Elon Musk-owned Tesla recently announced that it will invest roughly $2 billion to set up their EVs in the Indian market. Since India is one of the most important vehicle markets, more and more car manufacturers are willing to make such an investment in the country. As a testimony to this, Vietnamese EV manufacturer VinFast has also announced its first move in the Indian Market.
VinFast, an electric car company, has decided to invest around $150Mn – $200Mn in India to kickstart its journey in the Indian Market. VinFast has also assured that they will provide maximum service of EVs to increase the adoption of EVs in India. They recently released a statement, saying “We aim for our vehicles to be present in up to 50 global markets and countries by the end of 2024.”
This means India will only be one of the countries where VinFast plans to set up its base in the time to come. The expansion of Vinfast in these markets will likely bring tax relief on its products, while also ensuring optimum prices of its vehicles. VinFast won’t set up a whole manufacturing unit, rather they will follow the CKD units method to maintain the quality of the products.
The proposed facilities of VinFast in India will chunk out 50,000 units of cars annually. The company has also revealed that its assembling facility will likely start off by the year 2026. With the help of the Indian government incentive scheme of Rs 25,000 crore that is linked to the domestic production facility, VinFast aims to add to the sales of EVs in India in good numbers.

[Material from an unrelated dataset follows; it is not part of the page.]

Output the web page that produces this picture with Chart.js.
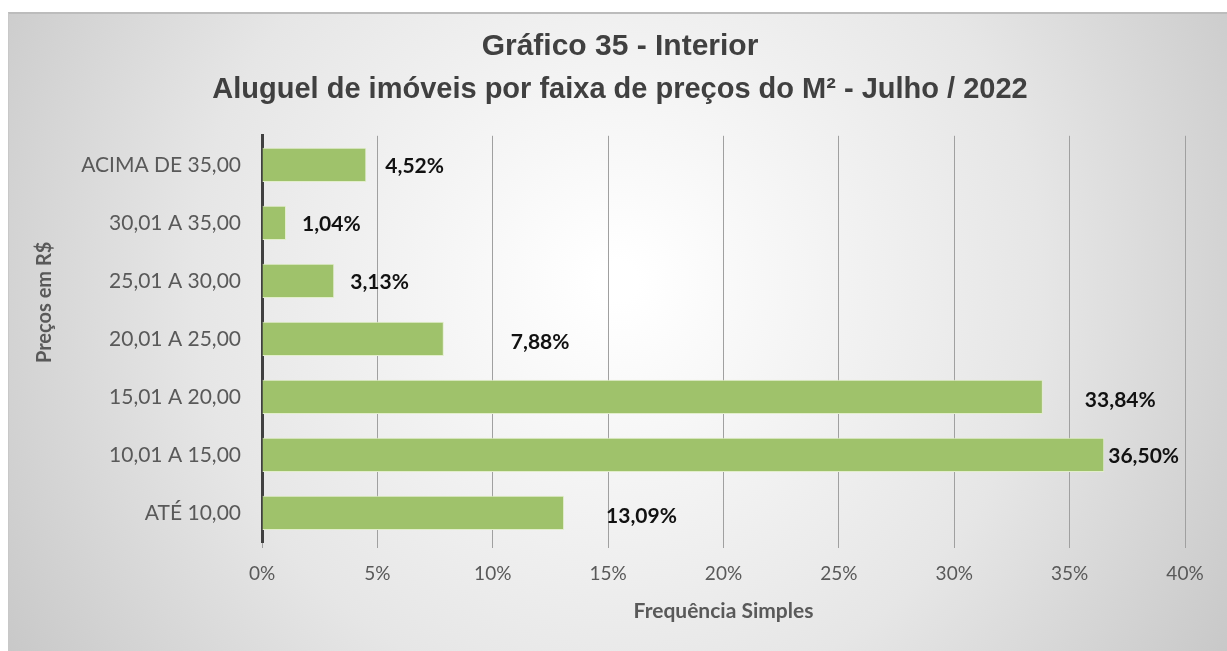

Commenting on the company’s plans for India, VinFast chief financial officer David Mansfield said, “VinFast is on track to meet its deliveries guidance and is well-positioned to expand in strategic markets such as Indonesia and India.” This means VinFast will also expand in the Indonesian market, just like its proposed investment in India. With a generally attractive price point for its cars, it remains to be seen how VinFast will find a home in the Indian market in the time to come.